Aside from using Wikipedia as a starting point for research, I’ve only had a couple of editing encounters with the website. The first was sometime during my Sophomore year in high school when my Art History class had taken a trip to the library to do research for a project. A friend next to me was researching Cubism, and had come across the Wikipedia page on Pablo Picasso. A few minutes later, he told me to visit the same page and check out the list of his children – “Lee Hale” appeared right beneath Paloma. I’m not sure how long Lee remained as part of the Picasso family, but I know that it was up for at least a couple of days.
Andrew Lih’s lecture, as well as my personal experience with Wikipedia, demonstrate how far Wikipedia has come. I thought that the few key features mentioned by Lih that are necessary for Wikipedia to work were interesting – small simple tasks, large diverse groups, design for selfishness, and result aggregation. In a class last year, we were assigned the task of creating a Wikipedia page. After a few hours of attempting to fulfill Wikipedia’s criteria for a new entry, I tried submitting my page, and was denied. I thought of my experience when Lih talked about how most editing on Wikipedia is done at a small scale, and was not surprised to hear that.

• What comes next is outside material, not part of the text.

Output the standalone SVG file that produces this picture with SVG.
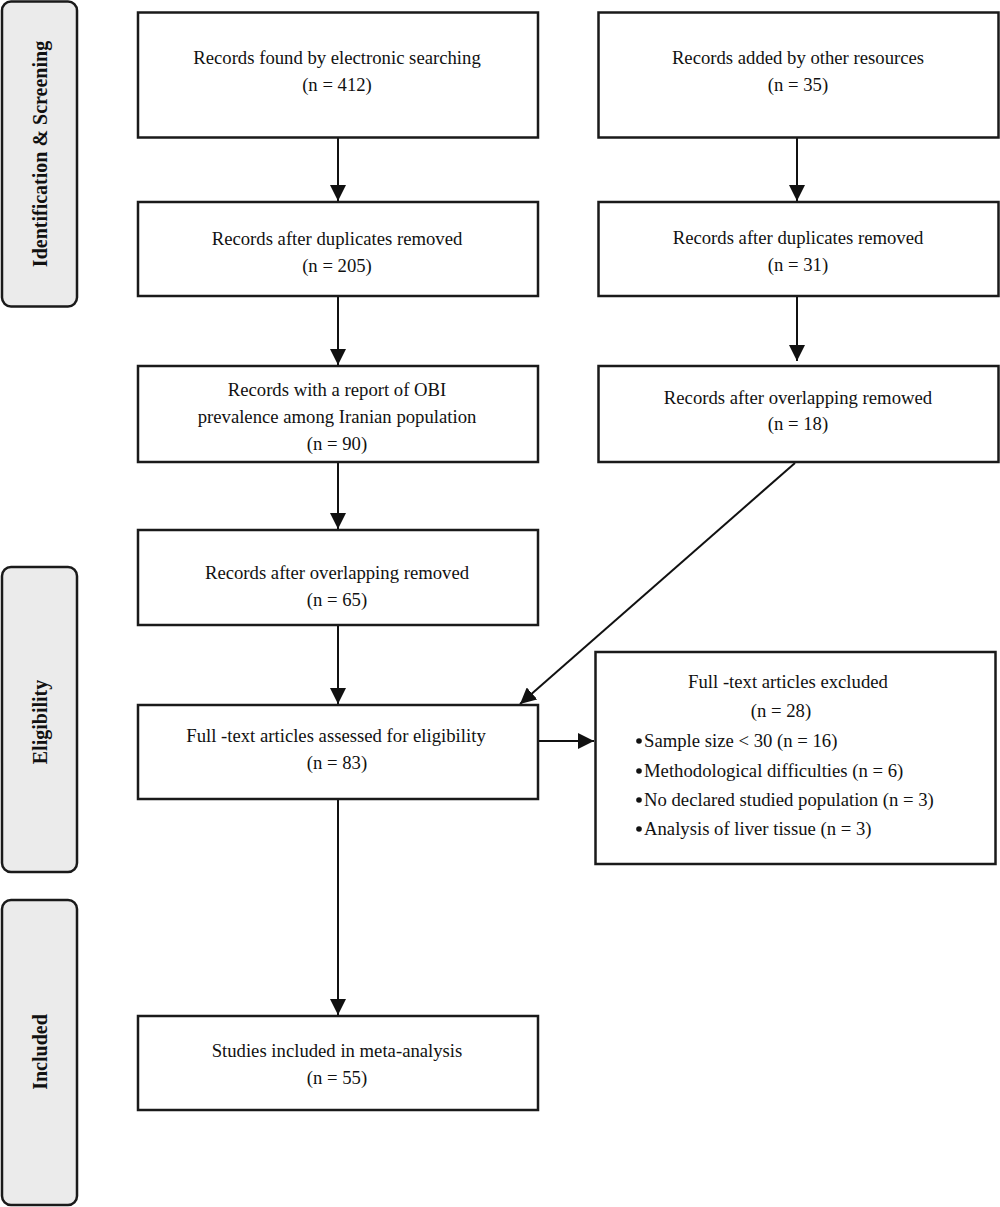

Editing typos on Wikipedia isn’t too difficult, but creating a new page is a different story. My attempt made me realize that Wikipedia has high standards of what is posted on their site, at least when creating an entirely new page.

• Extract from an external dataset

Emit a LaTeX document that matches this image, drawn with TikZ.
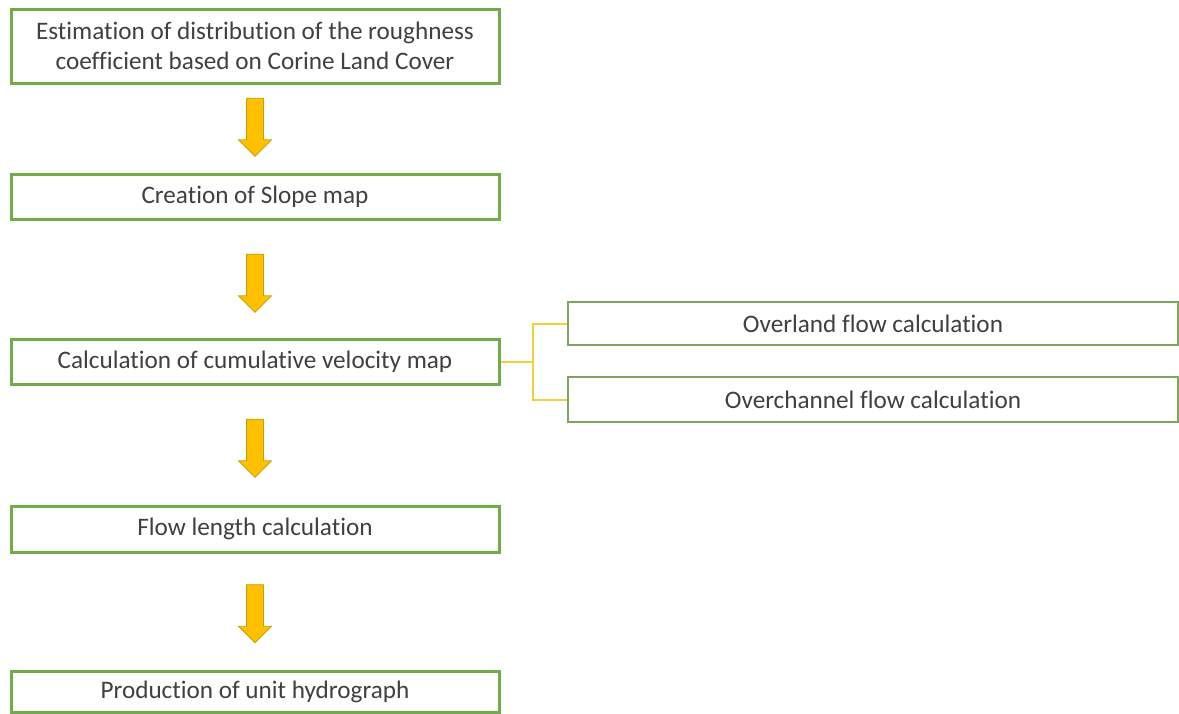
\documentclass[tikz,border=0pt]{standalone}
\usepackage{fontspec}
\setmainfont[Ligatures=NoCommon]{Carlito}
\usetikzlibrary{shapes.arrows}
\definecolor{boxgreen}{HTML}{70AD47}
\definecolor{sidegreen}{HTML}{7FA65F}
\definecolor{gold}{HTML}{FFC000}
\definecolor{golddark}{HTML}{C9A000}
\definecolor{linegold}{HTML}{F2D03A}
\definecolor{txt}{HTML}{404040}
\tikzset{
  stepbox/.style={draw=boxgreen, line width=3pt, fill=white, minimum width=488pt,
    inner sep=0pt, text=txt, font=\fontsize{25.2}{30}\selectfont, align=center},
  sidebox/.style={draw=sidegreen, line width=2.2pt, fill=white, minimum width=610pt,
    minimum height=43pt, inner sep=0pt, text=txt, font=\fontsize{25.2}{30}\selectfont},
  downarrow/.style={single arrow, rotate=-90, fill=gold, draw=golddark, line width=0.8pt,
    minimum height=58pt, inner sep=8pt, single arrow head extend=8pt, outer sep=0pt},
  link/.style={draw=linegold, line width=2pt}
}
\begin{document}
\begin{tikzpicture}[x=1pt,y=-1pt]
\useasboundingbox (0,0) rectangle (1179,713);
\node[stepbox, minimum height=74pt] (b1) at (255,46)
  {Estimation of distribution of the roughness\\coefficient based on Corine Land Cover};
\node[stepbox, minimum height=45pt] (b2) at (255,197) {Creation of Slope map};
\node[stepbox, minimum height=45pt] (b3) at (255,362) {Calculation of cumulative velocity map};
\node[stepbox, minimum height=46pt] (b4) at (255,529) {Flow length calculation};
\node[stepbox, minimum height=41pt] (b5) at (255,691.5) {Production of unit hydrograph};
\node[sidebox] (s1) at (873,323.5) {Overland flow calculation};
\node[sidebox, minimum height=45pt] (s2) at (873,399.5) {Overchannel flow calculation};
\node[downarrow] (a1) at (255,123) {};
\node[downarrow] (a2) at (255,279) {};
\node[downarrow] (a3) at (255,444) {};
\node[downarrow] (a4) at (255,609.5) {};
\coordinate (split) at (533,362);
\draw[link] (b3.east) -- (split);
\draw[link] (split) |- (s1.west);
\draw[link] (split) |- (s2.west);
\end{tikzpicture}
\end{document}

I really liked the diagram that Lih created to define different types of bloggers and journalists. I thought that categorizing bloggers as either Non-commercial and Commercial, as well as Amateur or Professional drew clear distinctions between the different types of bloggers. I think it’s also interesting to considering the different levels of professionalism. Lih defined professional standards as abiding by journalistic terms – being accurate, fair, and treating your content as trying to find the truth. He gave the example of the New York Times as professional, as well as Wikipedia.

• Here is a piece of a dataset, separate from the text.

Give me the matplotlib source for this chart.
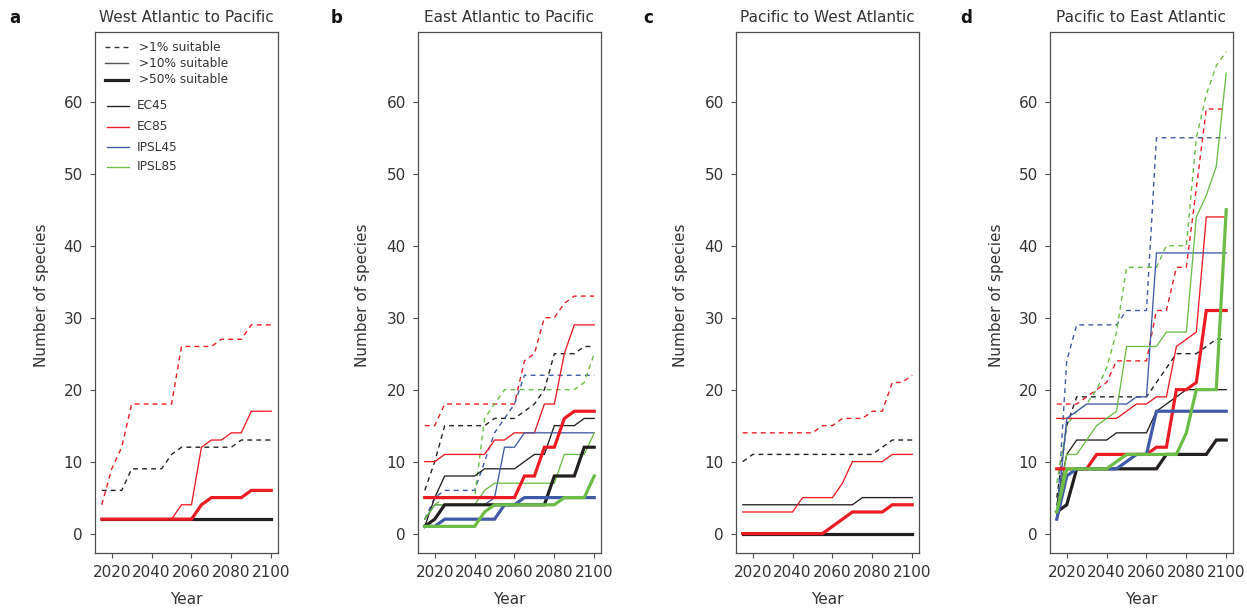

I’m curious how Lih would categorize our class as bloggers. I think that most of us intend to be accurate and fair with our writing, and try and convey the truth. Many of us cite reliable, verifiable sources. Does this make each of us a professional blogger? Do we fall into the same category as Wikipedia, being Non-commercial and also professional? If we’re considered professional, should we be considered journalists? From Lih’s diagram, it seems like being professional is more important than being commercial. He placed Fox News in the Amateur/Commercial category. If they do not work up to the qualities that they advertise, should they no longer be considered journalists, even though they have many followers?